Stated task
The lines to extract run from the first line of the material below to the line containing "import plotly.graph_objects as go", both included; leave the pictures behind.

** start Stored data **

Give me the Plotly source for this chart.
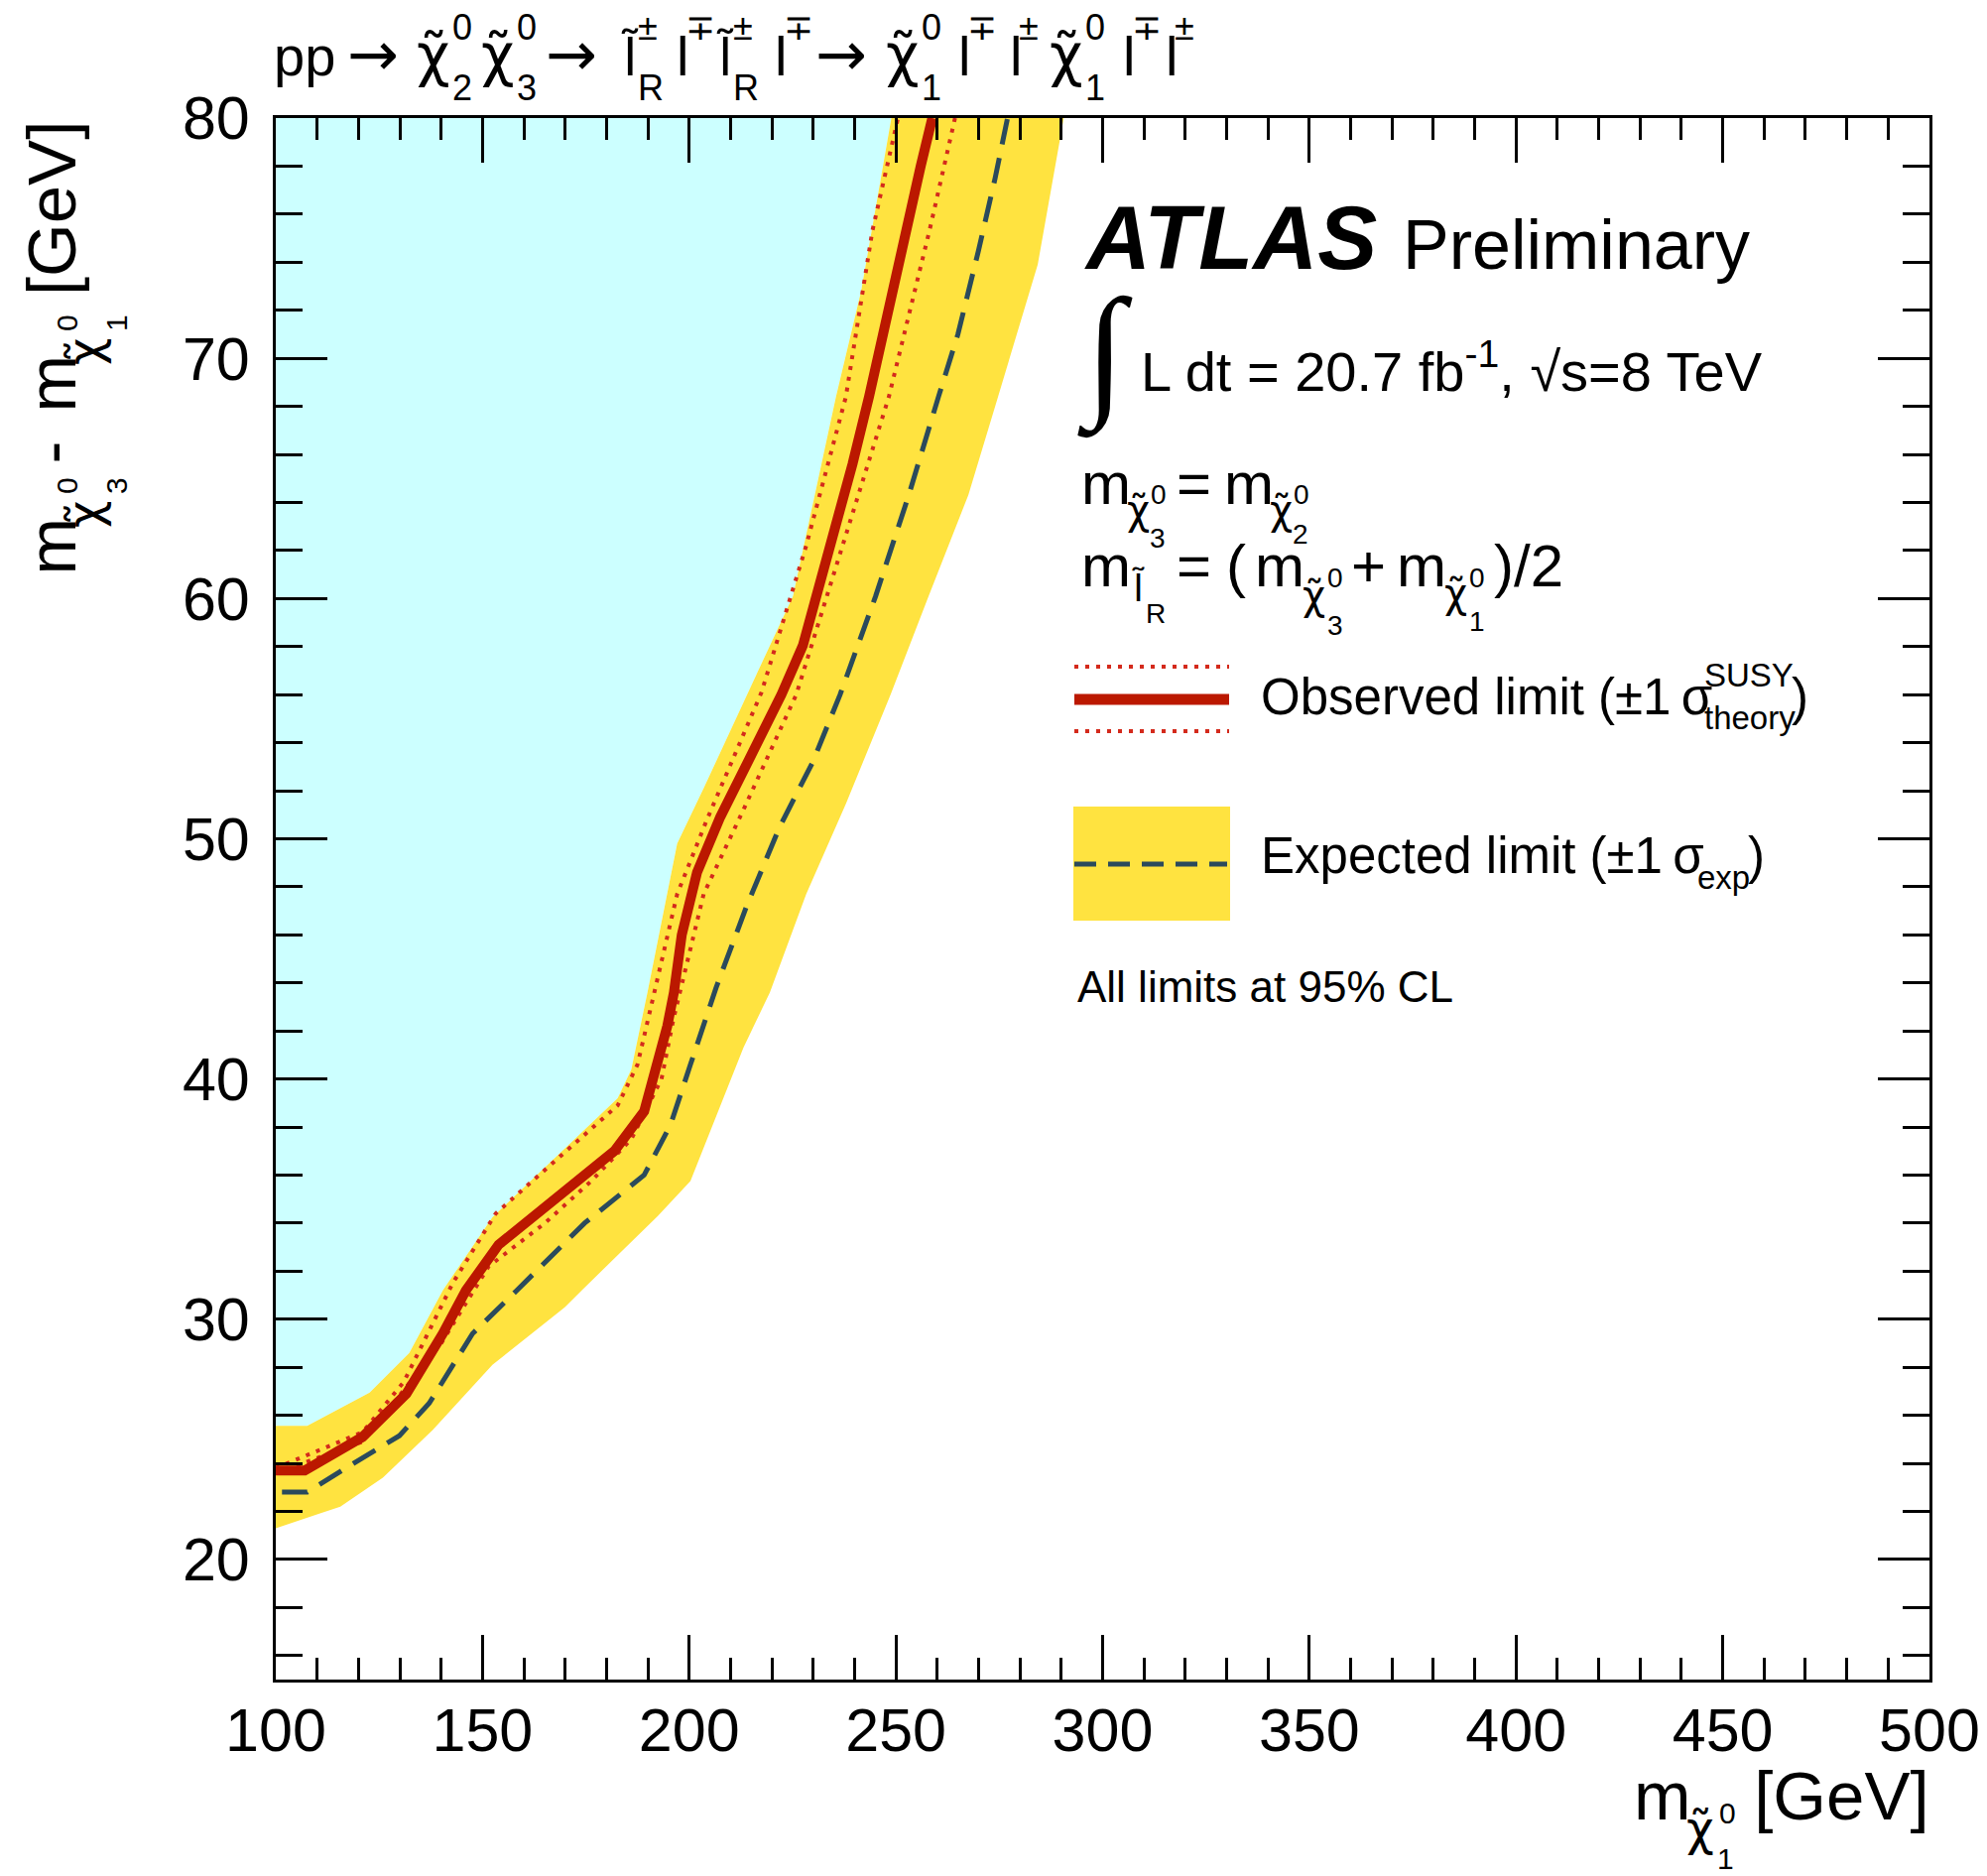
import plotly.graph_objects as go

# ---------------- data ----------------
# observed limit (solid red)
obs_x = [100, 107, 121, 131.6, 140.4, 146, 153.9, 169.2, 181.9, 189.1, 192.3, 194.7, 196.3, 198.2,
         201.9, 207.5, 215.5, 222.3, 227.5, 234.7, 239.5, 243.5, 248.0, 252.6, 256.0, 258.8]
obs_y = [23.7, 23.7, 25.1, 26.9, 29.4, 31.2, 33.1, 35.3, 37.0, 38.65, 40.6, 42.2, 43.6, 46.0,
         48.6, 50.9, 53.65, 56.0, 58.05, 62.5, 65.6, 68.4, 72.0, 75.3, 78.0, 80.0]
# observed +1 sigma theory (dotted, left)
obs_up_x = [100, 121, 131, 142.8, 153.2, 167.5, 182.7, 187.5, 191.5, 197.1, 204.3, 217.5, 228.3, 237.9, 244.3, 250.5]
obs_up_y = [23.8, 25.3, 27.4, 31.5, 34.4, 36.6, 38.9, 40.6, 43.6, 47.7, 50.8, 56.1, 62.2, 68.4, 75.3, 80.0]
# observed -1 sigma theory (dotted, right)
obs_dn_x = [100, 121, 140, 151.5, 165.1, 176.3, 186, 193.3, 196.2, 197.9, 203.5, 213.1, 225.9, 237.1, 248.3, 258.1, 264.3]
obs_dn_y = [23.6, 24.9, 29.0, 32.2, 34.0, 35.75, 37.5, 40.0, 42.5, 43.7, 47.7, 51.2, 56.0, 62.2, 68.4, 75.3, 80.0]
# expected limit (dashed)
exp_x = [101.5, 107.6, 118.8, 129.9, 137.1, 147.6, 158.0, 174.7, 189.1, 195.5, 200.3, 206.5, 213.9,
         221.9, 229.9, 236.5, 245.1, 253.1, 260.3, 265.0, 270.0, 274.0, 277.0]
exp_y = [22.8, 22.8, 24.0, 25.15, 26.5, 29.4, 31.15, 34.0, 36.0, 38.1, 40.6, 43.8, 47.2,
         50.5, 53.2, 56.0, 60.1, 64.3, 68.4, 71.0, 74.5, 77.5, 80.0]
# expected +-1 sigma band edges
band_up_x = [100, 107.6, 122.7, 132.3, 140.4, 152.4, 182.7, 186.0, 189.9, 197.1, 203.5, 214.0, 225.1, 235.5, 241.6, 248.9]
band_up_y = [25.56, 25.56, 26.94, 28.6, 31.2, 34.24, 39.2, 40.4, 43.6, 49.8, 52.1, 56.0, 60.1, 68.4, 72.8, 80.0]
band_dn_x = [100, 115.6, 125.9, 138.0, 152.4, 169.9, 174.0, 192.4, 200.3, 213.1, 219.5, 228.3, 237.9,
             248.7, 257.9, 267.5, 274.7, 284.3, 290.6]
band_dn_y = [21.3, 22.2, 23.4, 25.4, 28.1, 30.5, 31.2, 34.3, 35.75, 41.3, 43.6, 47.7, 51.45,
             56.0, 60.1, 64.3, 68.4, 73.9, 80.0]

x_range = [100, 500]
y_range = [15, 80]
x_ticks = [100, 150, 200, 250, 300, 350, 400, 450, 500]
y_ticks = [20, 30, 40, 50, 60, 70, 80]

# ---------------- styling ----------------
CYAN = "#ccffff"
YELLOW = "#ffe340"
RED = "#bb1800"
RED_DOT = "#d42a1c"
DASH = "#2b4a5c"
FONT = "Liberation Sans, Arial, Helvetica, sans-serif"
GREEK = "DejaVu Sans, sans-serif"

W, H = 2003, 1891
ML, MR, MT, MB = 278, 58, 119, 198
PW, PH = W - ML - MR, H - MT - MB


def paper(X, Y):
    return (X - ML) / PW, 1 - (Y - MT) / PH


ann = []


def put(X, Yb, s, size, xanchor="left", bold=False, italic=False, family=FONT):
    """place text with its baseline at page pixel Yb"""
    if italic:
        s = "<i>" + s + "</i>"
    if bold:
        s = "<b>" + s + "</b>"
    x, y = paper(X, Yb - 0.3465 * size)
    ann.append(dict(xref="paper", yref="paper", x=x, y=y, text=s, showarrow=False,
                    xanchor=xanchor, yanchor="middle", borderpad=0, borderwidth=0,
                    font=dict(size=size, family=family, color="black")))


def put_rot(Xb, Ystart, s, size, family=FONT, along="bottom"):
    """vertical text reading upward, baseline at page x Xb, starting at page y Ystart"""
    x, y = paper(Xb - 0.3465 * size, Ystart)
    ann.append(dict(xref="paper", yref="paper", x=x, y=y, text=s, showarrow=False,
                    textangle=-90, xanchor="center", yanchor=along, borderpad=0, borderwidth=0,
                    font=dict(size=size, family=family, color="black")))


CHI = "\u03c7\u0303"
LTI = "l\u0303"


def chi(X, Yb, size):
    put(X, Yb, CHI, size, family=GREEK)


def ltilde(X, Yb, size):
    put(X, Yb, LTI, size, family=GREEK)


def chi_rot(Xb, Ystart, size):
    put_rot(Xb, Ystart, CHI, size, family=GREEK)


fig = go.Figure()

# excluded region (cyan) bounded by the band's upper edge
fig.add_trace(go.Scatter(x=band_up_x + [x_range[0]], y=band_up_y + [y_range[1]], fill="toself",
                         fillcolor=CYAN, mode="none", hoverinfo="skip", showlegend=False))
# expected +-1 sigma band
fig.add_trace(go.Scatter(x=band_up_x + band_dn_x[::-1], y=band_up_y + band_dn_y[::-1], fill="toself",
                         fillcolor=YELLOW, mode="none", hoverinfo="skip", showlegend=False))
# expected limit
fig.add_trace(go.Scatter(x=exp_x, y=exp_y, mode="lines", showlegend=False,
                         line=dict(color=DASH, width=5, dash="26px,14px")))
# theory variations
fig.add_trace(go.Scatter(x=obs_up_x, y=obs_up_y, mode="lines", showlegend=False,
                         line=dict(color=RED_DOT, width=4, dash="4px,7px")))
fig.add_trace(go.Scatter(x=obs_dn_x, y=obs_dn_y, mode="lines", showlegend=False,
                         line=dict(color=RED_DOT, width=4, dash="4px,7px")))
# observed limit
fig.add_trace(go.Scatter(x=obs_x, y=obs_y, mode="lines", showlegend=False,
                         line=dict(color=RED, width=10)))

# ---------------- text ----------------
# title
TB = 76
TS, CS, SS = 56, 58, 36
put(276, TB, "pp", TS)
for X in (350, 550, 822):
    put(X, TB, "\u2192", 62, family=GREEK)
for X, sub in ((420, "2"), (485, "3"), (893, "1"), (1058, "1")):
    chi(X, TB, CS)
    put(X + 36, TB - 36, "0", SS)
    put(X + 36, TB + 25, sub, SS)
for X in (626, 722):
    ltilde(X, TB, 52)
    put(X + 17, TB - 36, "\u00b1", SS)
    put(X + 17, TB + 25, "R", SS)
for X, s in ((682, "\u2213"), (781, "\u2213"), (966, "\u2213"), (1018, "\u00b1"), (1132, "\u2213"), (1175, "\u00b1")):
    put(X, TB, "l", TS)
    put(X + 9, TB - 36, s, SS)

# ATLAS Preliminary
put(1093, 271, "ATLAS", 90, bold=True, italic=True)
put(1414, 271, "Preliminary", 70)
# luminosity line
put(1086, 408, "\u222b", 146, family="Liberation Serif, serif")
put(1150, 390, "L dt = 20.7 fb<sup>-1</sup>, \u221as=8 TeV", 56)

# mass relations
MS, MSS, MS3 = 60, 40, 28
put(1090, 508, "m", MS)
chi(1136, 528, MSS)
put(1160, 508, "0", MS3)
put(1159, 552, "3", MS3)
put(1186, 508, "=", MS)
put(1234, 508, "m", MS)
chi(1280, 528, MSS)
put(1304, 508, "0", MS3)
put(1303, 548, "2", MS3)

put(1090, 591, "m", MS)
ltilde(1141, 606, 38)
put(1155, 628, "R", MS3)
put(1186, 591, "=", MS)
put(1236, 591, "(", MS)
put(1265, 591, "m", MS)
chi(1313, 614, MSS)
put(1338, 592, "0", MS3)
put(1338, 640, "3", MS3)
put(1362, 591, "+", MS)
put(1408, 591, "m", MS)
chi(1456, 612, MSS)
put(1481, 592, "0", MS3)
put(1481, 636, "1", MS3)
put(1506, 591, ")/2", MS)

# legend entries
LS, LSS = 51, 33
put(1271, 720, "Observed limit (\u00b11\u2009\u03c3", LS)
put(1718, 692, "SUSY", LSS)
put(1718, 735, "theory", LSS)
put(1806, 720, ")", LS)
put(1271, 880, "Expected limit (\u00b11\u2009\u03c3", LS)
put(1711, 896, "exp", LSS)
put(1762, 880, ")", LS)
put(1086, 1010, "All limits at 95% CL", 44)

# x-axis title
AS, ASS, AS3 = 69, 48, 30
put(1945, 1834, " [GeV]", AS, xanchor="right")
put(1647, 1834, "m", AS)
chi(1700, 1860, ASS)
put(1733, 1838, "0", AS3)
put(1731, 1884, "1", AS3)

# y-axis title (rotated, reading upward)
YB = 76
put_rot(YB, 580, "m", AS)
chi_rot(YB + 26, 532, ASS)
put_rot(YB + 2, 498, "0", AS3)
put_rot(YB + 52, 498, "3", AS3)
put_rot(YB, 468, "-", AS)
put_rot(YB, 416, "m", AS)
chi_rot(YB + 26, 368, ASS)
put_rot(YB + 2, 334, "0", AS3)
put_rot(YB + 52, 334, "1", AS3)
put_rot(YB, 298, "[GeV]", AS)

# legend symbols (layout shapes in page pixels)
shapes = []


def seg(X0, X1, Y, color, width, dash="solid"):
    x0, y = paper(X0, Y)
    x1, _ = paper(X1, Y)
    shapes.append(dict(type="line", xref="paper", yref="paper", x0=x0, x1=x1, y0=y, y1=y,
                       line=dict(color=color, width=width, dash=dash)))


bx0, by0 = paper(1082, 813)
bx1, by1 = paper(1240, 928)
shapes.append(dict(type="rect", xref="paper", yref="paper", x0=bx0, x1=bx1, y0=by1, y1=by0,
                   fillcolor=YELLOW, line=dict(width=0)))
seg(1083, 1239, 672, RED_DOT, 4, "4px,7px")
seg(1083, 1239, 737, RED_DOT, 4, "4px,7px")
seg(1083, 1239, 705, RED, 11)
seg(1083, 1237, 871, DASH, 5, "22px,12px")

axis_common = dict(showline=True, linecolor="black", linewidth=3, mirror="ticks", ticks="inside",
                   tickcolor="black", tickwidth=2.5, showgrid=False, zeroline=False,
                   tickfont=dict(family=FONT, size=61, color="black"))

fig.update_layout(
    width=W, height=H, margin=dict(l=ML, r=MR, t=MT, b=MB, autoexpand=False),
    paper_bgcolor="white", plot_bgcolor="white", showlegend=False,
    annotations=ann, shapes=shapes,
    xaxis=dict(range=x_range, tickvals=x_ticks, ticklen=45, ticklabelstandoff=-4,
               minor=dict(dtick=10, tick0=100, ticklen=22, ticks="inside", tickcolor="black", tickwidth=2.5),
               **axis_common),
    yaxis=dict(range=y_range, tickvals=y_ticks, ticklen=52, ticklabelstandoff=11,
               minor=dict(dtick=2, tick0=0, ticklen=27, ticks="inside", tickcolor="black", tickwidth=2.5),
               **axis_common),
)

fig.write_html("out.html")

** end Stored data **

Response to the task
Give me the Plotly source for this chart.
import plotly.graph_objects as go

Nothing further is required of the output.